Prehistoric Hair Suggests 1st Eskimos Came From Asia

May 29, 2008

A clump of frozen human hair from northwest Greenland suggests that the first Eskimos in the New World did not descend from Native Americans as previously thought but came directly from Asia, a new study says.

Furthermore, these pioneer settlers of the far north later died out and did not give rise to the Inuit living in Greenland today.

The research is based on DNA analysis of ancient hair from a so-called Paleo-Eskimo, which was found preserved in permafrost soil in the Disco Bay area in the 1980s.

The hair, which belonged to a male who lived some 4,000 years ago, has provided the first ever complete mitochondrial genome for an ancient human, according to a team led by Tom Gilbert of the Center for Ancient Genetics at the University of Copenhagen, Denmark.

Mitochondrial DNA is passed down from mother to child and thus gives a genetic marker to an individual's maternal ancestry.

In the ancient Greenland Eskimo's case, his hair revealed that his people came from Siberia, the study found.

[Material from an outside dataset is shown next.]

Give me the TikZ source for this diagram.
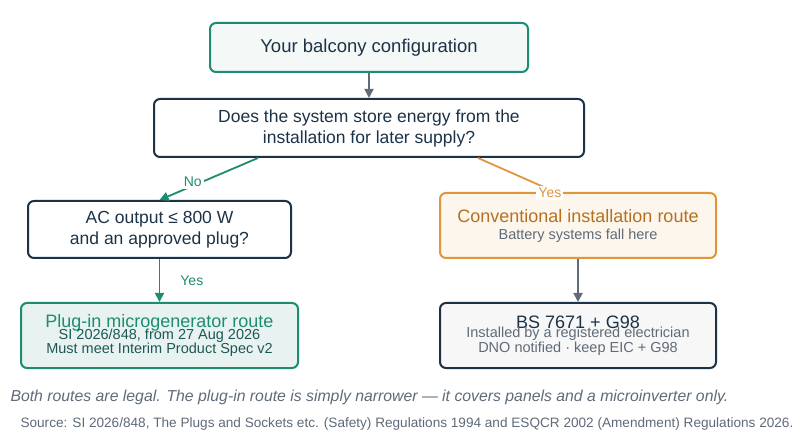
\documentclass[tikz,border=0pt]{standalone}
\usepackage{fontspec}
\setmainfont{Liberation Sans}
\usetikzlibrary{arrows.meta}
\definecolor{grn}{HTML}{1E8C70}
\definecolor{dark}{HTML}{1C3347}
\definecolor{org}{HTML}{E0963A}
\definecolor{orgt}{HTML}{B8701E}
\definecolor{gry}{HTML}{5F6B78}
\tikzset{
 box/.style={draw, rounded corners=6pt, line width=2pt, align=center, text=dark, inner sep=0pt},
 arr/.style={line width=1.8pt, -{Triangle[length=9pt,width=9pt]}},
 lbl/.style={fill=white, font=\fontsize{14}{16}\selectfont, inner sep=2pt}
}
\begin{document}
\begin{tikzpicture}[x=1pt,y=-1pt]
\useasboundingbox[fill=white] (0,0) rectangle (800,443);
\node[box, draw=grn, fill=grn!5, minimum width=318, minimum height=49, font=\fontsize{18.5}{21}\selectfont] (A) at (369,47.5) {Your balcony configuration};
\node[box, draw=dark, fill=white, minimum width=430, minimum height=58, font=\fontsize{17.5}{21}\selectfont] (B) at (369,128) {Does the system store energy from the\\installation for later supply?};
\node[box, draw=dark, fill=white, minimum width=263, minimum height=57, font=\fontsize{17.5}{21}\selectfont] (C) at (159.5,229.5) {AC output ≤ 800 W\\and an approved plug?};
\node[box, draw=org, fill=org!9, minimum width=276, minimum height=65] (D) at (578,225.5) {{\color{orgt}\fontsize{18}{21}\selectfont Conventional installation route}\\[5pt]{\color{gry}\fontsize{14.5}{17}\selectfont Battery systems fall here}};
\node[box, draw=grn, fill=grn!10, minimum width=277, minimum height=65] (E) at (159.5,335.5) {{\color{grn}\fontsize{18}{18}\selectfont Plug-in microgenerator route}\\[-3pt]{\color{dark!60!grn}\fontsize{14.5}{14}\selectfont SI 2026/848, from 27 Aug 2026}\\{\color{dark!60!grn}\fontsize{14.5}{14}\selectfont Must meet Interim Product Spec v2}};
\node[box, draw=dark, fill=gray!6, minimum width=276, minimum height=65] (F) at (578,335.5) {{\fontsize{18}{18}\selectfont BS 7671 + G98}\\[-3pt]{\color{gry}\fontsize{14.5}{14}\selectfont Installed by a registered electrician}\\{\color{gry}\fontsize{14.5}{14}\selectfont DNO notified · keep EIC + G98}};
\draw[arr, gry] (A) -- (B);
\draw[arr, grn] ([xshift=-111pt]B.south) -- node[lbl, text=grn, pos=0.5, xshift=-16pt, yshift=-3pt]{No} (C.north);
\draw[line width=1.8pt, org] ([xshift=109pt]B.south) -- node[lbl, text=org, pos=0.7, xshift=18pt, yshift=-11pt]{Yes} ([xshift=-23pt]D.north);
\draw[arr, grn] (C) -- node[lbl, text=grn, right=18pt]{Yes} (E);
\draw[arr, gry] (D) -- (F);
\node[anchor=west, text=gry, font=\fontsize{15.8}{18}\itshape] (n1) at (7,397) {Both routes are legal. The plug-in route is simply narrower — it covers panels and a microinverter only.};
\node[anchor=west, text=gry, font=\fontsize{13.6}{15}\selectfont] (n2) at (17,424) {Source: SI 2026/848, The Plugs and Sockets etc. (Safety) Regulations 1994 and ESQCR 2002 (Amendment) Regulations 2026.};
\end{tikzpicture}
\end{document}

The Paleo-Eskimo's genetic relatives survive today only in small pockets in northeastern Siberia and the Aleutian Islands, which stretch across the Bering Sea from Alaska to Russia, Gilbert said. (See a map of the islands.)

Challenging Theories

Previously, there were two main theories to explain the ancestry of the first Eskimos in Alaska, Canada, and Greenland, Gilbert said.

The theories held that they either descended from Native Americans who colonized North America at least 14,350 years ago, or they came from the same source area in Siberia that gave rise to modern Eskimos, such as those who have lived in Greenland for the past 1,000 years.

"Then there is a third idea that they were independent to both—and that's what it turns out to be," Gilbert said.

The new research, which appears tomorrow in the journal Science, suggests that the original Paleo-Eskimos of the New World were replaced by later colonizers, who spread eastward from Siberia.